2. Auto-retry transient failures

A per-step retry policy (N attempts, capped backoff) gated only on retryable typed codes — timeout, rate_limited, session_unavailable — and never invalid_input (caller must fix; ADR 043 ensures a bad model lands here, so it won't be retried into a loop). This overlaps ADR 005's fallback-chain rules (retry-with-a-different-model); the ADR must decide layering — proposal: the gateway owns model-fallback within a single dispatch, the pipeline runner owns step-level retry of the same step. Retry attempts are recorded on the RunStep (attempt count) for observability.

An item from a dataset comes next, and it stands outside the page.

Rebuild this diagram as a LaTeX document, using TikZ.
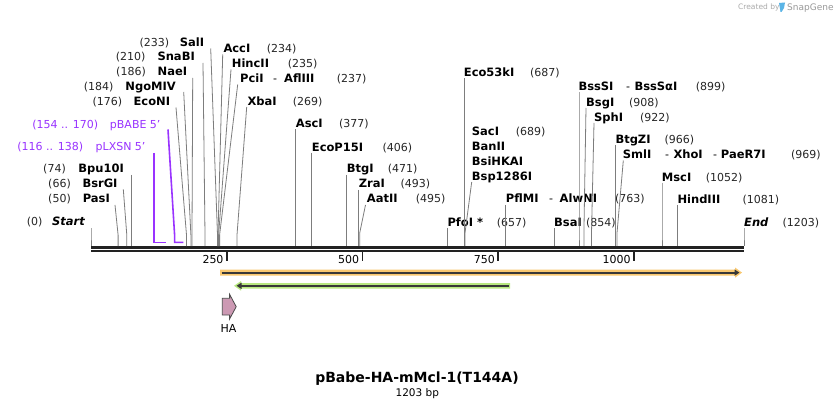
\documentclass[tikz,border=0pt]{standalone}
\usepackage{fontspec}
\setmainfont{DejaVu Sans}
\usetikzlibrary{arrows.meta}
\definecolor{lgray}{RGB}{125,125,125}
\definecolor{purp}{RGB}{153,51,255}
\definecolor{bbone}{RGB}{34,34,34}
\definecolor{orpale}{RGB}{249,200,112}
\definecolor{grpale}{RGB}{184,232,128}
\definecolor{hapink}{RGB}{204,153,179}
\definecolor{wmgray}{RGB}{170,170,170}
\definecolor{wmblue}{RGB}{90,180,230}
\newcommand\labL[6]{%
  \node[nr,anchor=base east] (#1n) at (#2,#6+4) {#3};
  \node[nm,anchor=base east] (#1) at (#4,#6+4) {#5};}
\newcommand\labR[6]{%
  \node[nm,anchor=base west] (#1) at (#2,#6+4) {#3};
  \node[nr,anchor=base west] (#1n) at (#4,#6+4) {#5};}
\begin{document}
\begin{tikzpicture}[x=1pt,y=-1pt,
  nm/.style={font=\fontsize{11.5}{12}\selectfont\bfseries, inner sep=0pt, text=black},
  nr/.style={font=\fontsize{11}{12}\selectfont, inner sep=0pt, text=black!85},
  hy/.style={font=\fontsize{11}{12}\selectfont, inner sep=0pt, text=black},
  pu/.style={font=\fontsize{11}{12}\selectfont, inner sep=0pt, text=purp},
  cl/.style={draw=lgray, line width=0.8pt},
  pl/.style={draw=purp, line width=1.6pt},
  bb/.style={draw=bbone, line width=2.6pt},
  tk/.style={draw=bbone, line width=1.8pt},
  tl/.style={font=\fontsize{11}{12}\selectfont, inner sep=0pt, anchor=base east}]
\useasboundingbox (0,0) rectangle (836,409);
\fill[white] (0,0) rectangle (836,409);

% ---------- watermark
\node[font=\fontsize{7.5}{8}\selectfont, text=wmgray, inner sep=0pt, anchor=base west] (wm1) at (738,10) {Created by};
\fill[wmblue] (779,3) -- (785,2.5) -- (784,8) -- (781.5,12) -- (780.5,12) -- cycle;
\node[font=\fontsize{9}{9}\selectfont, text=wmgray!90!black, inner sep=0pt, anchor=base west] (wm2) at (787,11) {SnapGene};

% ---------- backbone
\coordinate (b0) at (91,247.3); \coordinate (b1) at (744,247.3);
\coordinate (c0) at (91,251); \coordinate (c1) at (744,251);
\draw[bb] (b0) -- (b1);
\draw[bb] (c0) -- (c1);

% ticks
\foreach \x/\t/\nm in {226.7/250/ta,362.4/500/tb,498.1/750/tc,633.8/1000/td}{
  \coordinate (\nm s) at (\x,252); \coordinate (\nm e) at (\x,261);
  \draw[tk] (\nm s) -- (\nm e);
  \node[tl] (\nm l) at (\x-3,263.5) {\t};
}

% ---------- left labels
\labL{SalI}{169.3}{(233)}{204.3}{SalI}{42.3}
\labL{SnaBI}{145.7}{(210)}{195}{SnaBI}{56.7}
\labL{NaeI}{146}{(186)}{187.3}{NaeI}{71.7}
\labL{NgoMIV}{113.7}{(184)}{176}{NgoMIV}{87}
\labL{EcoNI}{122.3}{(176)}{170.3}{EcoNI}{102}
\labL{BpuI}{66}{(74)}{124}{Bpu10I}{169}
\labL{BsrGI}{71}{(66)}{117.7}{BsrGI}{183.3}
\labL{PasI}{71}{(50)}{110}{PasI}{199}
\node[nr,anchor=base east] (Startn) at (42.7,225.7) {(0)};
\node[nm,anchor=base east] (Start) at (85,225.7) {\itshape Start};

\node[pu,anchor=base east] (pBABEn) at (98.3,128.3) {(154 .. 170)};
\node[pu,anchor=base east] (pBABE) at (160.7,128.3) {pBABE 5'};
\node[pu,anchor=base east] (pLXSNn) at (83.3,150.7) {(116 .. 138)};
\node[pu,anchor=base east] (pLXSN) at (145.7,150.7) {pLXSN 5'};

% ---------- right labels
\labR{AccI}{223.3}{AccI}{266.7}{(234)}{49}
\labR{HincII}{231.7}{HincII}{287.7}{(235)}{63.7}
\node[nm,anchor=base west] (PciI) at (240,82.7) {PciI};
\node[hy,anchor=base west] (PciIh) at (273,82.7) {-};
\node[nm,anchor=base west] (AflIII) at (284,82.7) {AflIII};
\node[nr,anchor=base west] (AflIIIn) at (336.7,82.7) {(237)};
\labR{XbaI}{247.3}{XbaI}{292.7}{(269)}{101.7}
\labR{AscI}{295.7}{AscI}{339}{(377)}{123.3}
\labR{EcoP}{311.7}{EcoP15I}{382.3}{(406)}{147.3}
\labR{BtgI}{346.7}{BtgI}{387.7}{(471)}{169}
\labR{ZraI}{358.7}{ZraI}{400.3}{(493)}{184}
\labR{AatII}{366.7}{AatII}{415.7}{(495)}{198.7}
\labR{PfoI}{447.3}{PfoI *}{496.7}{(657)}{222}
\labR{Eco53}{463.7}{Eco53kI}{530}{(687)}{72.3}
\labR{SacI}{471.7}{SacI}{515.7}{(689)}{131.7}
\node[nm,anchor=base west] (BanII) at (471.7,150.7) {BanII};
\node[nm,anchor=base west] (BsiHKAI) at (471.7,165.3) {BsiHKAI};
\node[nm,anchor=base west] (Bsp) at (471.7,180.7) {Bsp1286I};
\node[nm,anchor=base west] (PflMI) at (505.7,203) {PflMI};
\node[hy,anchor=base west] (PflMIh) at (549,203) {-};
\node[nm,anchor=base west] (AlwNI) at (559.5,203) {AlwNI};
\node[nr,anchor=base west] (AlwNIn) at (615,203) {(763)};
\labR{BsaI}{554}{BsaI}{586}{(854)}{222}
\node[nm,anchor=base west] (BssSI) at (578.3,90.7) {BssSI};
\node[hy,anchor=base west] (BssSIh) at (626,90.7) {-};
\node[nm,anchor=base west] (BssSa) at (634.3,90.7) {BssSαI};
\node[nr,anchor=base west] (BssSan) at (695.7,90.7) {(899)};
\labR{BsgI}{586}{BsgI}{629}{(908)}{102.3}
\labR{SphI}{594}{SphI}{640}{(922)}{117.3}
\labR{BtgZI}{615.3}{BtgZI}{664.3}{(966)}{139.3}
\node[nm,anchor=base west] (SmlI) at (622.7,158.7) {SmlI};
\node[hy,anchor=base west] (SmlIh) at (665,158.7) {-};
\node[nm,anchor=base west] (XhoI) at (673.3,158.7) {XhoI};
\node[hy,anchor=base west] (XhoIh) at (713,158.7) {-};
\node[nm,anchor=base west] (PaeR) at (720.7,158.7) {PaeR7I};
\node[nr,anchor=base west] (PaeRn) at (791,158.7) {(969)};
\labR{MscI}{661.7}{MscI}{705.7}{(1052)}{177.3}
\labR{HindIII}{677.3}{HindIII}{742.3}{(1081)}{199.3}
\node[nm,anchor=base west] (End) at (744,226.3) {\itshape End};
\node[nr,anchor=base west] (Endn) at (782.3,226.3) {(1203)};

% ---------- connectors: top point, bend, site on backbone
\foreach \id/\tx/\ty/\bx/\by/\sx in {
  st/91/228/91/235/91,
  pa/115/205/118.1/235/118.1,
  bs/123.3/189.3/126.8/235/126.8,
  bp/131.2/175/131.2/235/131.2,
  en/176/107.5/186.5/235/186.5,
  ng/183.7/92/190.9/235/190.9,
  na/192.7/78/192/235/192,
  sn/203/63/205/235/205,
  sa/210.7/48.5/217.5/235/217.5,
  ac/222.7/54.5/218/235/218,
  hi/231/69.5/218.6/235/218.6,
  pc/237.7/84.5/219.6/235/219.6,
  xb/246.7/107/237/235/237,
  as/295.6/129.5/295.6/235/295.6,
  ep/311.4/153/311.4/235/311.4,
  bt/346.7/175/346.7/235/346.7,
  zr/358.6/190/358.6/235/358.6,
  aa/365.5/205/359.7/233/359.7,
  pf/447.6/228/447.6/235/447.6,
  ec/463.9/78.5/463.9/235/463.9,
  sc/471.7/182/465/233/465,
  pm/505.2/205/505.2/235/505.2,
  bi/554.6/228/554.6/235/554.6,
  bss/579/92.5/579/235/579,
  bg/586/108/583.9/233/583.9,
  sp/594/123/591.5/233/591.5,
  bz/615.4/145/615.4/235/615.4,
  sm/623.3/160.5/617/233/617,
  ms/662/183/662/235/662,
  hd/677.8/205/677.8/235/677.8,
  ed/744/228/744/235/744}{
  \coordinate (\id t) at (\tx,\ty);
  \coordinate (\id b) at (\bx,\by);
  \coordinate (\id s) at (\sx,246);
  \draw[cl] (\id t) -- (\id b) -- (\id s);
}

% ---------- primer features
\coordinate (pbt) at (168,129.5); \coordinate (pbb) at (174.6,235);
\coordinate (pb1) at (174.6,242.3); \coordinate (pb2) at (183.3,242.3);
\draw[pl] (pbt) -- (pbb) -- (pb1) -- (pb2);
\coordinate (plt) at (154,153); \coordinate (pl1) at (154,242.3);
\coordinate (pl2) at (165.9,242.3);
\draw[pl] (plt) -- (pl1) -- (pl2);

% ---------- orange feature
\fill[orpale] (220,269.6) -- (735,269.6) -- (735,267.5) -- (742,272.6) -- (735,277.7) -- (735,275.6) -- (220,275.6) -- cycle;
\coordinate (or0) at (221.5,272.6); \coordinate (or1) at (739.5,272.6);
\draw[draw=bbone!90, line width=2pt, -{Triangle[length=5pt,width=6pt]}] (or0) -- (or1);

% ---------- green feature
\fill[grpale] (510,283) -- (241,283) -- (241,281) -- (234,285.8) -- (241,290.6) -- (241,288.6) -- (510,288.6) -- cycle;
\coordinate (gr0) at (508.5,285.8); \coordinate (gr1) at (236.5,285.8);
\draw[draw=bbone!90, line width=2pt, -{Triangle[length=5pt,width=6pt]}] (gr0) -- (gr1);

% ---------- HA
\draw[fill=hapink, draw=black!70, line width=0.8pt]
  (222.3,298.3) -- (229.6,298.3) -- (229.6,294.3) -- (236.2,306.7) -- (229.6,319) -- (229.6,315) -- (222.3,315) -- cycle;
\node[font=\fontsize{11}{12}\selectfont, inner sep=0pt] (HA) at (228.5,328) {HA};

% ---------- title
\node[font=\fontsize{14}{15}\selectfont\bfseries, inner sep=0pt] (title) at (417,379) {pBabe-HA-mMcl-1(T144A)};
\node[font=\fontsize{10.5}{11}\selectfont, inner sep=0pt] (bp) at (417.3,393.3) {1203 bp};
\end{tikzpicture}
\end{document}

3. Re-run convenience + clearer status

POST …/runs/{runId}/rerun starts a new run of the same pipeline + inputs (distinct from resume, which continues the same run). Plus surface per-step status/error/artifacts prominently in run-status and the /pipelines UI — most of this data already exists (artifacts were added to RunStep in the #292 test work); this is largely a presentation change.

Consequences

Positive:

  • "Try again" stops meaning "redo everything"; a deck pipeline that failed at the render step re-runs just the render once the cause is fixed.
  • Transient provider blips stop surfacing as hard pipeline failures.
  • Reuses the persisted steps_json and the existing RunSync loop — no schema rewrite (a small additive column for attempt counts at most).

Negative / open questions:

  • Resume + session lifetime is the sharp edge: a session from a repo.fetch step may have been reaped by the watchdog before resume; the design must define re-acquire-vs-fail.
  • Retry/backoff interacts with the per-run timeout and with ADR 005 fallback — layering must be pinned down before coding.
  • Idempotency: re-running a step that already produced an external side effect (e.g. blog.publish to Ghost, email.send) can duplicate it; resume must only re-run steps that did not succeed, and the docs must warn that a manually forced re-run of a side-effecting step is at the operator's risk.

Out of scope: continue-on-error / allow-failure per step (not requested); conditional steps; manual approval gates.

§6.6 Capability Packs, §19.7 Agent Memory and Session Persistence.

Related ADRs: ADR 041 (the runner + persisted run history this extends), ADR 043 (legible failures — the prerequisite for useful retry), ADR 005 (model-fallback rules the step-retry policy must layer with), ADR 008 (the retryable-vs-fixable code split the retry policy keys off).